[Exercise instructions] Output the full listing below exactly, without the pictures.

= = = =

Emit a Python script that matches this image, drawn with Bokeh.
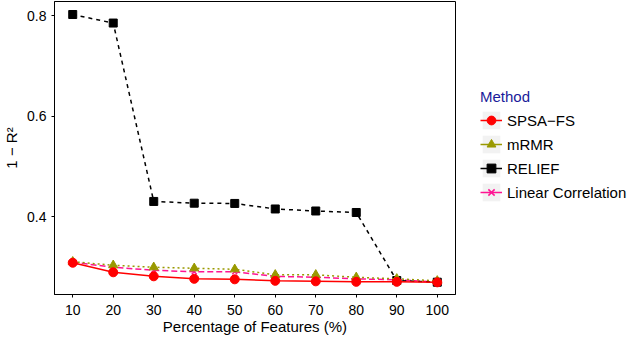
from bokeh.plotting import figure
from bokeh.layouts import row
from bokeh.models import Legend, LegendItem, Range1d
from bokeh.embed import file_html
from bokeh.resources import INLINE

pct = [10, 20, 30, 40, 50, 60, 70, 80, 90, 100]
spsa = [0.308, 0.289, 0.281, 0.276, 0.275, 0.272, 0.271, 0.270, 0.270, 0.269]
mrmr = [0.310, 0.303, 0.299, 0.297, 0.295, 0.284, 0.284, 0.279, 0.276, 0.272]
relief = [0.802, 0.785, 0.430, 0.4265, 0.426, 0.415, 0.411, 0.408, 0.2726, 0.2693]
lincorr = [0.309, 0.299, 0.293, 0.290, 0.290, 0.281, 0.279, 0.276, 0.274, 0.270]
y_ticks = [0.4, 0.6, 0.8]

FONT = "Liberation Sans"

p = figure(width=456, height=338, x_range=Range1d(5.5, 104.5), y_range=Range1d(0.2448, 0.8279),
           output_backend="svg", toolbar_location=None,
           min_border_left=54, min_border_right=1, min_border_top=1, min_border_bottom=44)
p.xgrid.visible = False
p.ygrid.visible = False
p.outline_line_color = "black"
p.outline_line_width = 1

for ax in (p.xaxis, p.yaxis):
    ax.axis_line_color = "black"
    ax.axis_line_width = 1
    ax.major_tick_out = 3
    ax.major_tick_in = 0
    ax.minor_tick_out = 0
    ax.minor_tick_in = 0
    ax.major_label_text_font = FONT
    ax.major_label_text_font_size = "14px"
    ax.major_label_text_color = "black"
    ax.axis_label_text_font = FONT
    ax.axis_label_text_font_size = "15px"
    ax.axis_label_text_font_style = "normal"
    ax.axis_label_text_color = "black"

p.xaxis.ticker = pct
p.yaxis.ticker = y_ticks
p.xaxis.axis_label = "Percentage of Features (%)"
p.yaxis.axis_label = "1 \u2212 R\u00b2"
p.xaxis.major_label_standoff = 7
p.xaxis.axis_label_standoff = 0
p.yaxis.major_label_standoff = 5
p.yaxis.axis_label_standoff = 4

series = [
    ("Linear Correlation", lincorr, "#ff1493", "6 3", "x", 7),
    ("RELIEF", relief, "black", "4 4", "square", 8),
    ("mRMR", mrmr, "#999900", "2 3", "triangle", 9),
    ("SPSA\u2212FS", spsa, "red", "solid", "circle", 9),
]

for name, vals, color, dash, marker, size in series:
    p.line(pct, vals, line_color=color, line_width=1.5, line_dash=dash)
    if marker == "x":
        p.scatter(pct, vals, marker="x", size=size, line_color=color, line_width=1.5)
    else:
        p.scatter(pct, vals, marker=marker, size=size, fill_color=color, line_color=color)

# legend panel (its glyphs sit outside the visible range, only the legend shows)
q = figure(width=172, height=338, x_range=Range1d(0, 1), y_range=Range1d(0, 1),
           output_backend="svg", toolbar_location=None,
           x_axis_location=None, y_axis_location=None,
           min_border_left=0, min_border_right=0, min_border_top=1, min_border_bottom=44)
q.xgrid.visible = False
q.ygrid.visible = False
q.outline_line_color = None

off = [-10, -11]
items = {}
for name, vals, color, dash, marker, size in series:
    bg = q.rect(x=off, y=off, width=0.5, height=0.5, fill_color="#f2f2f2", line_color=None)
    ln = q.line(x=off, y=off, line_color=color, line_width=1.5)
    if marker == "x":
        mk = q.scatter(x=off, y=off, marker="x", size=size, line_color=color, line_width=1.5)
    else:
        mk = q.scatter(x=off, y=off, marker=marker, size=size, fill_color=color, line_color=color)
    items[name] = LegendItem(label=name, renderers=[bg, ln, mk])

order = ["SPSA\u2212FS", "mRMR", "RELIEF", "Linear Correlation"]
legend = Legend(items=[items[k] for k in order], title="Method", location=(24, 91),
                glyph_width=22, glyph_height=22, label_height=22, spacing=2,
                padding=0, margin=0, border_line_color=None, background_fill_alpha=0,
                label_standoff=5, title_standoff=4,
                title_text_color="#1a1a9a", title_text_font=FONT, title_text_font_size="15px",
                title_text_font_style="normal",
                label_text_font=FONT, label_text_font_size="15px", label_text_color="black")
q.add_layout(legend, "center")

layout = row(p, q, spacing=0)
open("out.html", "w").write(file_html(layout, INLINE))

= = = =

[Result of this exercise]
Emit a Python script that matches this image, drawn with Bokeh.
from bokeh.plotting import figure
from bokeh.layouts import row
from bokeh.models import Legend, LegendItem, Range1d
from bokeh.embed import file_html
from bokeh.resources import INLINE

pct = [10, 20, 30, 40, 50, 60, 70, 80, 90, 100]
spsa = [0.308, 0.289, 0.281, 0.276, 0.275, 0.272, 0.271, 0.270, 0.270, 0.269]
mrmr = [0.310, 0.303, 0.299, 0.297, 0.295, 0.284, 0.284, 0.279, 0.276, 0.272]
relief = [0.802, 0.785, 0.430, 0.4265, 0.426, 0.415, 0.411, 0.408, 0.2726, 0.2693]
lincorr = [0.309, 0.299, 0.293, 0.290, 0.290, 0.281, 0.279, 0.276, 0.274, 0.270]
y_ticks = [0.4, 0.6, 0.8]

FONT = "Liberation Sans"

p = figure(width=456, height=338, x_range=Range1d(5.5, 104.5), y_range=Range1d(0.2448, 0.8279),
           output_backend="svg", toolbar_location=None,
           min_border_left=54, min_border_right=1, min_border_top=1, min_border_bottom=44)
p.xgrid.visible = False
p.ygrid.visible = False
p.outline_line_color = "black"
p.outline_line_width = 1

for ax in (p.xaxis, p.yaxis):
    ax.axis_line_color = "black"
    ax.axis_line_width = 1
    ax.major_tick_out = 3
    ax.major_tick_in = 0
    ax.minor_tick_out = 0
    ax.minor_tick_in = 0
    ax.major_label_text_font = FONT
    ax.major_label_text_font_size = "14px"
    ax.major_label_text_color = "black"
    ax.axis_label_text_font = FONT
    ax.axis_label_text_font_size = "15px"
    ax.axis_label_text_font_style = "normal"
    ax.axis_label_text_color = "black"

p.xaxis.ticker = pct
p.yaxis.ticker = y_ticks
p.xaxis.axis_label = "Percentage of Features (%)"
p.yaxis.axis_label = "1 \u2212 R\u00b2"
p.xaxis.major_label_standoff = 7
p.xaxis.axis_label_standoff = 0
p.yaxis.major_label_standoff = 5
p.yaxis.axis_label_standoff = 4

series = [
    ("Linear Correlation", lincorr, "#ff1493", "6 3", "x", 7),
    ("RELIEF", relief, "black", "4 4", "square", 8),
    ("mRMR", mrmr, "#999900", "2 3", "triangle", 9),
    ("SPSA\u2212FS", spsa, "red", "solid", "circle", 9),
]

for name, vals, color, dash, marker, size in series:
    p.line(pct, vals, line_color=color, line_width=1.5, line_dash=dash)
    if marker == "x":
        p.scatter(pct, vals, marker="x", size=size, line_color=color, line_width=1.5)
    else:
        p.scatter(pct, vals, marker=marker, size=size, fill_color=color, line_color=color)

# legend panel (its glyphs sit outside the visible range, only the legend shows)
q = figure(width=172, height=338, x_range=Range1d(0, 1), y_range=Range1d(0, 1),
           output_backend="svg", toolbar_location=None,
           x_axis_location=None, y_axis_location=None,
           min_border_left=0, min_border_right=0, min_border_top=1, min_border_bottom=44)
q.xgrid.visible = False
q.ygrid.visible = False
q.outline_line_color = None

off = [-10, -11]
items = {}
for name, vals, color, dash, marker, size in series:
    bg = q.rect(x=off, y=off, width=0.5, height=0.5, fill_color="#f2f2f2", line_color=None)
    ln = q.line(x=off, y=off, line_color=color, line_width=1.5)
    if marker == "x":
        mk = q.scatter(x=off, y=off, marker="x", size=size, line_color=color, line_width=1.5)
    else:
        mk = q.scatter(x=off, y=off, marker=marker, size=size, fill_color=color, line_color=color)
    items[name] = LegendItem(label=name, renderers=[bg, ln, mk])

order = ["SPSA\u2212FS", "mRMR", "RELIEF", "Linear Correlation"]
legend = Legend(items=[items[k] for k in order], title="Method", location=(24, 91),
                glyph_width=22, glyph_height=22, label_height=22, spacing=2,
                padding=0, margin=0, border_line_color=None, background_fill_alpha=0,
                label_standoff=5, title_standoff=4,
                title_text_color="#1a1a9a", title_text_font=FONT, title_text_font_size="15px",
                title_text_font_style="normal",
                label_text_font=FONT, label_text_font_size="15px", label_text_color="black")
q.add_layout(legend, "center")

layout = row(p, q, spacing=0)
open("out.html", "w").write(file_html(layout, INLINE))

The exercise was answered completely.